- [GIVEN EXERCISE] Without the pictures, extract every line from the start of the material to the line containing "1.71, 0, 0]", both ends included.

- [INFORMATION SUPPLIED]
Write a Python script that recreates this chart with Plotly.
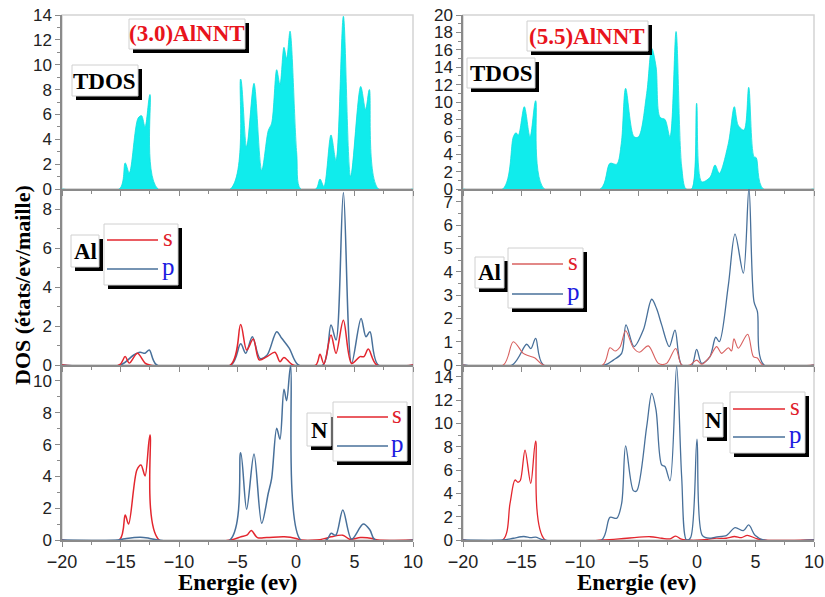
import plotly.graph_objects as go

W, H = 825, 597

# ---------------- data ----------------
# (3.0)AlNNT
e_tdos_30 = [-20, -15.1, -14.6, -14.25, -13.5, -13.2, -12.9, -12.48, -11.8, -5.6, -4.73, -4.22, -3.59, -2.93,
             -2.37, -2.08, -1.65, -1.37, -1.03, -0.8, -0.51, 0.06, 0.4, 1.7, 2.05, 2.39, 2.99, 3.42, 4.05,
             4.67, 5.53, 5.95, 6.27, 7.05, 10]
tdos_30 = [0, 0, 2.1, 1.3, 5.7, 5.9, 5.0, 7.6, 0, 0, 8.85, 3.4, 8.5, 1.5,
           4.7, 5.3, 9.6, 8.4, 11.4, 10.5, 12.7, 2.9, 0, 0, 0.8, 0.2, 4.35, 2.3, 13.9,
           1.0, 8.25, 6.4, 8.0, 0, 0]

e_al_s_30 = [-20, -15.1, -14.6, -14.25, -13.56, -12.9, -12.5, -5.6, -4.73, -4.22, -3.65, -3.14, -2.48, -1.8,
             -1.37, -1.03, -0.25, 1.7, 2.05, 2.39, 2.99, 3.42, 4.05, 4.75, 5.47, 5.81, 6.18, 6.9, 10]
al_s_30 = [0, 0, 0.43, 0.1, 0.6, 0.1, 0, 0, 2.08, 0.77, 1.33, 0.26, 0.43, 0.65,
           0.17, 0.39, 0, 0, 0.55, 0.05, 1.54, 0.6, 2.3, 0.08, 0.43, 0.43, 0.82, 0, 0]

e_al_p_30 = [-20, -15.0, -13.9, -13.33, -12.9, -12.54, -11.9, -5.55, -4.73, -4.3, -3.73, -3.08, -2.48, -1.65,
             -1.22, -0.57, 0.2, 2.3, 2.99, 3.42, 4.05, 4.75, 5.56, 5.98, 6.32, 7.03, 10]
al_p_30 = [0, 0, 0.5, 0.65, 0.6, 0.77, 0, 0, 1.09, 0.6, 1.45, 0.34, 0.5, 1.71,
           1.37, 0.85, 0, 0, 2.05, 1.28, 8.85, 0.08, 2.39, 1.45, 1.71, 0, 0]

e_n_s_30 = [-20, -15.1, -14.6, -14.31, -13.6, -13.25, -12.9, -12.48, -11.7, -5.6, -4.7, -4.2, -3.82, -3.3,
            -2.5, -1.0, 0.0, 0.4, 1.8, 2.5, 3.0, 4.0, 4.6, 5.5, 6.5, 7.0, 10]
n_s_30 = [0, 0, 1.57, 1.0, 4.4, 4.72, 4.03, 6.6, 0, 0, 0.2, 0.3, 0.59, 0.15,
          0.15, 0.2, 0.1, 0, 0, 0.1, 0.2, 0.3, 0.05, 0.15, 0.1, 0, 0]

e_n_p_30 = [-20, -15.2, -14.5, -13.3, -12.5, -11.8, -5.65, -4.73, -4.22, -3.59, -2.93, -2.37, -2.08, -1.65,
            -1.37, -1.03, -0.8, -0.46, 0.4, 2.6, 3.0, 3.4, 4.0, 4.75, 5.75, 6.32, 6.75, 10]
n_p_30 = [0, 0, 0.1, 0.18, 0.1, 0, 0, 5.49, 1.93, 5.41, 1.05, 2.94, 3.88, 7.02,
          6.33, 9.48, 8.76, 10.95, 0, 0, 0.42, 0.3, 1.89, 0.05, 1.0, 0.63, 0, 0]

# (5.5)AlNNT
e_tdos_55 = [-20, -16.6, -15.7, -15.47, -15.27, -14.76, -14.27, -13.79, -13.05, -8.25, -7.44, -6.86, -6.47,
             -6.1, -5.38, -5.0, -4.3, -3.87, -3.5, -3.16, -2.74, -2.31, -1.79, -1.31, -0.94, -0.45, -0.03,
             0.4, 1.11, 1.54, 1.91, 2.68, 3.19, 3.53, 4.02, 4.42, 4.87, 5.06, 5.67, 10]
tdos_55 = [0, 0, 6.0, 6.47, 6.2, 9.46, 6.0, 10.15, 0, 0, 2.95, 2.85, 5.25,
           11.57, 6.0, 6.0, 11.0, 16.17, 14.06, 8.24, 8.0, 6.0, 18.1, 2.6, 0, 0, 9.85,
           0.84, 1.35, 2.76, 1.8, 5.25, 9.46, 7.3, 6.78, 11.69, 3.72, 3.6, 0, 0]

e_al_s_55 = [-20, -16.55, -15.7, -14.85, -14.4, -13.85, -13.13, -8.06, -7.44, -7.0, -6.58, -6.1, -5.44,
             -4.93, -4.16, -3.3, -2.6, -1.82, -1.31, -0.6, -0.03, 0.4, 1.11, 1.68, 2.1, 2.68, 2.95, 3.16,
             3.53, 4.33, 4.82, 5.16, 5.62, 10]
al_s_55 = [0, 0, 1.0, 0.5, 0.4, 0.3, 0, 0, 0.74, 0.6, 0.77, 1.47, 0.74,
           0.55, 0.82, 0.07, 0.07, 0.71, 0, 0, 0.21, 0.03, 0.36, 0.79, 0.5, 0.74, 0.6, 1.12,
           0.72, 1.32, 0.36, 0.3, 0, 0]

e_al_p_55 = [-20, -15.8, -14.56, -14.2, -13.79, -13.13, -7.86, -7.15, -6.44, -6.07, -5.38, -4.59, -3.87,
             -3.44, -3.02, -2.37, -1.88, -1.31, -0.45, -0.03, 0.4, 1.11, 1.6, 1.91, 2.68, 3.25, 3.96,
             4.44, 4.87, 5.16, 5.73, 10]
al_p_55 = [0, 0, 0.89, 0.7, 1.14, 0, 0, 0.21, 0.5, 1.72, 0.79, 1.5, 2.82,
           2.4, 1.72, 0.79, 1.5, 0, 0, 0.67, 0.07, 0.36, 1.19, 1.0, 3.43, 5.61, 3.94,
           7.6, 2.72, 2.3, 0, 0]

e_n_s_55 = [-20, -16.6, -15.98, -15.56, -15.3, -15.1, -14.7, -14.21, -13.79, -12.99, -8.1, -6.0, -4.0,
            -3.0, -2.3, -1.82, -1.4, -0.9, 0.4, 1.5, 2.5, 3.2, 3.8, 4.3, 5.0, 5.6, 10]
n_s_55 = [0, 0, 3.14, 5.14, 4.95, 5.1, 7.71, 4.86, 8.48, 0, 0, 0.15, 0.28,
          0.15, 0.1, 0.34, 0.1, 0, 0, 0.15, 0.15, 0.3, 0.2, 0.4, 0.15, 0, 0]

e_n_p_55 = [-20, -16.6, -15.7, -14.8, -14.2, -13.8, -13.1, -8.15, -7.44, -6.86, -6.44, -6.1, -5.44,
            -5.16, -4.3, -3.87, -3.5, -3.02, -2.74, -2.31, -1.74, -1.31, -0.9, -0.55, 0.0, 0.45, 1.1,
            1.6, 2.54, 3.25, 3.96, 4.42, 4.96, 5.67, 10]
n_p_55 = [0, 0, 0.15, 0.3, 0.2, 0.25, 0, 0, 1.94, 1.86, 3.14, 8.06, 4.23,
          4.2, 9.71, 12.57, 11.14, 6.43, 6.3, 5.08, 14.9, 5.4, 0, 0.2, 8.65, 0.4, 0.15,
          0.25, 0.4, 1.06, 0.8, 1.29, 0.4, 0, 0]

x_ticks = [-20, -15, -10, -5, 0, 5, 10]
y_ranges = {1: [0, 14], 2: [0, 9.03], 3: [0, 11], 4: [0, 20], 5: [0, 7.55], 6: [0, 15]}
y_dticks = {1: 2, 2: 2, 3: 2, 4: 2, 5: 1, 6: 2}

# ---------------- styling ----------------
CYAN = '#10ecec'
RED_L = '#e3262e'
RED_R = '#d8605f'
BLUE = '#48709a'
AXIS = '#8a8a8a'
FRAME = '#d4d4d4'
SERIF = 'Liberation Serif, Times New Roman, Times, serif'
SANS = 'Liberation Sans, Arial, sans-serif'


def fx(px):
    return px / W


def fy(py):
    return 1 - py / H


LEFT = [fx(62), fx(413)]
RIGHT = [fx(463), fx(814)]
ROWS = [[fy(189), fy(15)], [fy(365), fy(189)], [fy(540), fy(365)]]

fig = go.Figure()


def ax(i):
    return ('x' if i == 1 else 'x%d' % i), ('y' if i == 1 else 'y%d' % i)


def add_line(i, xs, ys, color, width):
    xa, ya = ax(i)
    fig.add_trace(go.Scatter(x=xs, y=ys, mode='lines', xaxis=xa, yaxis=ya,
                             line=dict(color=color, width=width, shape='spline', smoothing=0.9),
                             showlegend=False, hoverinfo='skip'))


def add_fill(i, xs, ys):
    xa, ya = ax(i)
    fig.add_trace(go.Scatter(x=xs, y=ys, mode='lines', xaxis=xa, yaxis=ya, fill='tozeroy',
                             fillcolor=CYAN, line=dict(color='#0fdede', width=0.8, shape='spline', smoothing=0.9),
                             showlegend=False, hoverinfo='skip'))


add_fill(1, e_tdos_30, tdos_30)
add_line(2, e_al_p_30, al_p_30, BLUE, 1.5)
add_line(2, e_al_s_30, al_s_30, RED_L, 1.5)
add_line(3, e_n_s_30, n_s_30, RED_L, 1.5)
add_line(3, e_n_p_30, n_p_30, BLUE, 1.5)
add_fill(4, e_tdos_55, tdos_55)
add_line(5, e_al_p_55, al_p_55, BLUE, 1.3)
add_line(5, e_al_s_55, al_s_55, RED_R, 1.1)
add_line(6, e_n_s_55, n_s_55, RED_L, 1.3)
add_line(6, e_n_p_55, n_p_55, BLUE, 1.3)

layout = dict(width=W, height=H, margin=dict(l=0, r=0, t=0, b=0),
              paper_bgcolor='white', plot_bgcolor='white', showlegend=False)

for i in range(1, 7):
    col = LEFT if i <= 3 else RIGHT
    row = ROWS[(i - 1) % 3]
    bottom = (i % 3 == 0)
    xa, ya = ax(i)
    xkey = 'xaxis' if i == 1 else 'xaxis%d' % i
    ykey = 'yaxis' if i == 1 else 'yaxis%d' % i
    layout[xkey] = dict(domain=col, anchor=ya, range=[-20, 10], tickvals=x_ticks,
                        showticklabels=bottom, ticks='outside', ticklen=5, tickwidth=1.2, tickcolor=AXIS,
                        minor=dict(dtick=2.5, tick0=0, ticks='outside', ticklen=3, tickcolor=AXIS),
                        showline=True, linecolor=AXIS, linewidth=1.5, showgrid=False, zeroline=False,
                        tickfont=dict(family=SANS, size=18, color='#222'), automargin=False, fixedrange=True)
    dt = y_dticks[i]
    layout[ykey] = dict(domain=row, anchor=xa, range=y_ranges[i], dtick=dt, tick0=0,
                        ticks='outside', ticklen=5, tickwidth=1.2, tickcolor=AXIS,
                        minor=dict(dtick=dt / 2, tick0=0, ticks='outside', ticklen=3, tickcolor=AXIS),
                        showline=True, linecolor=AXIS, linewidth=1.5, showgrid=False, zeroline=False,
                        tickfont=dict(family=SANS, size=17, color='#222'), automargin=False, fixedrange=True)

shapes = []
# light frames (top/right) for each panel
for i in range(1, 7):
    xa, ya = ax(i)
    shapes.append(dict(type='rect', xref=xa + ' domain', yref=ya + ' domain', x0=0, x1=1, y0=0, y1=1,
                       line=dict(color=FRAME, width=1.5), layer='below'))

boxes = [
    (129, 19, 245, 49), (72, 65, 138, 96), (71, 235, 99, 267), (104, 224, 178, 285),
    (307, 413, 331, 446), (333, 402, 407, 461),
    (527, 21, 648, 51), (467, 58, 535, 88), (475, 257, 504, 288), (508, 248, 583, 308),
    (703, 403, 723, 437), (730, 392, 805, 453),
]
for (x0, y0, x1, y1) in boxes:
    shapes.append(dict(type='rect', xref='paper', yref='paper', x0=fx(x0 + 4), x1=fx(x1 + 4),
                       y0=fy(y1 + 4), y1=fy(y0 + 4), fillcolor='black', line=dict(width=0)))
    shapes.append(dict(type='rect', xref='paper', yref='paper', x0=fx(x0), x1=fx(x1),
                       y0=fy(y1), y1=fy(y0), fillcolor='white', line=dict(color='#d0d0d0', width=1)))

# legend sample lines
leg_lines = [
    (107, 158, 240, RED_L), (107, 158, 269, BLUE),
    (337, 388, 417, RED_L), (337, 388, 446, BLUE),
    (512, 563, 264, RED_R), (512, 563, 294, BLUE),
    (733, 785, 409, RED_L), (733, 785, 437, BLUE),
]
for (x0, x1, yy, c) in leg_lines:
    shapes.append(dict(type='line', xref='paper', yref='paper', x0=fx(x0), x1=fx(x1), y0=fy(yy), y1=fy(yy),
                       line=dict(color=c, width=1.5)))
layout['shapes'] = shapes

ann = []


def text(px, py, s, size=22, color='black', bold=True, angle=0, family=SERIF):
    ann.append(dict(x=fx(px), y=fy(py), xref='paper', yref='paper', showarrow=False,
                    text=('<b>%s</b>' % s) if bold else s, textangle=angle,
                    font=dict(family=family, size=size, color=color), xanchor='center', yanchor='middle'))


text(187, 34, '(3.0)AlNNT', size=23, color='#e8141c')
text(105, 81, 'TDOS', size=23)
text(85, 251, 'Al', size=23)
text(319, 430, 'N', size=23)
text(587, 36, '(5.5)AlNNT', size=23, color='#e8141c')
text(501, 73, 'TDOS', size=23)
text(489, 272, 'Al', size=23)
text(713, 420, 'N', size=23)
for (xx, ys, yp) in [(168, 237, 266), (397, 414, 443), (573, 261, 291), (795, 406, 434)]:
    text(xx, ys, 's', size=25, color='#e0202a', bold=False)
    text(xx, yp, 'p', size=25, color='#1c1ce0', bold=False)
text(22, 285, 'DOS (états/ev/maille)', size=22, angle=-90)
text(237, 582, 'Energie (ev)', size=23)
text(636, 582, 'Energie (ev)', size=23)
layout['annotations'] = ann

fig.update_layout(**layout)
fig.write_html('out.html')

- [OUTPUT OF THE TASK]
Write a Python script that recreates this chart with Plotly.
import plotly.graph_objects as go

W, H = 825, 597

# ---------------- data ----------------
# (3.0)AlNNT
e_tdos_30 = [-20, -15.1, -14.6, -14.25, -13.5, -13.2, -12.9, -12.48, -11.8, -5.6, -4.73, -4.22, -3.59, -2.93,
             -2.37, -2.08, -1.65, -1.37, -1.03, -0.8, -0.51, 0.06, 0.4, 1.7, 2.05, 2.39, 2.99, 3.42, 4.05,
             4.67, 5.53, 5.95, 6.27, 7.05, 10]
tdos_30 = [0, 0, 2.1, 1.3, 5.7, 5.9, 5.0, 7.6, 0, 0, 8.85, 3.4, 8.5, 1.5,
           4.7, 5.3, 9.6, 8.4, 11.4, 10.5, 12.7, 2.9, 0, 0, 0.8, 0.2, 4.35, 2.3, 13.9,
           1.0, 8.25, 6.4, 8.0, 0, 0]

e_al_s_30 = [-20, -15.1, -14.6, -14.25, -13.56, -12.9, -12.5, -5.6, -4.73, -4.22, -3.65, -3.14, -2.48, -1.8,
             -1.37, -1.03, -0.25, 1.7, 2.05, 2.39, 2.99, 3.42, 4.05, 4.75, 5.47, 5.81, 6.18, 6.9, 10]
al_s_30 = [0, 0, 0.43, 0.1, 0.6, 0.1, 0, 0, 2.08, 0.77, 1.33, 0.26, 0.43, 0.65,
           0.17, 0.39, 0, 0, 0.55, 0.05, 1.54, 0.6, 2.3, 0.08, 0.43, 0.43, 0.82, 0, 0]

e_al_p_30 = [-20, -15.0, -13.9, -13.33, -12.9, -12.54, -11.9, -5.55, -4.73, -4.3, -3.73, -3.08, -2.48, -1.65,
             -1.22, -0.57, 0.2, 2.3, 2.99, 3.42, 4.05, 4.75, 5.56, 5.98, 6.32, 7.03, 10]
al_p_30 = [0, 0, 0.5, 0.65, 0.6, 0.77, 0, 0, 1.09, 0.6, 1.45, 0.34, 0.5, 1.71,
           1.37, 0.85, 0, 0, 2.05, 1.28, 8.85, 0.08, 2.39, 1.45, 1.71, 0, 0]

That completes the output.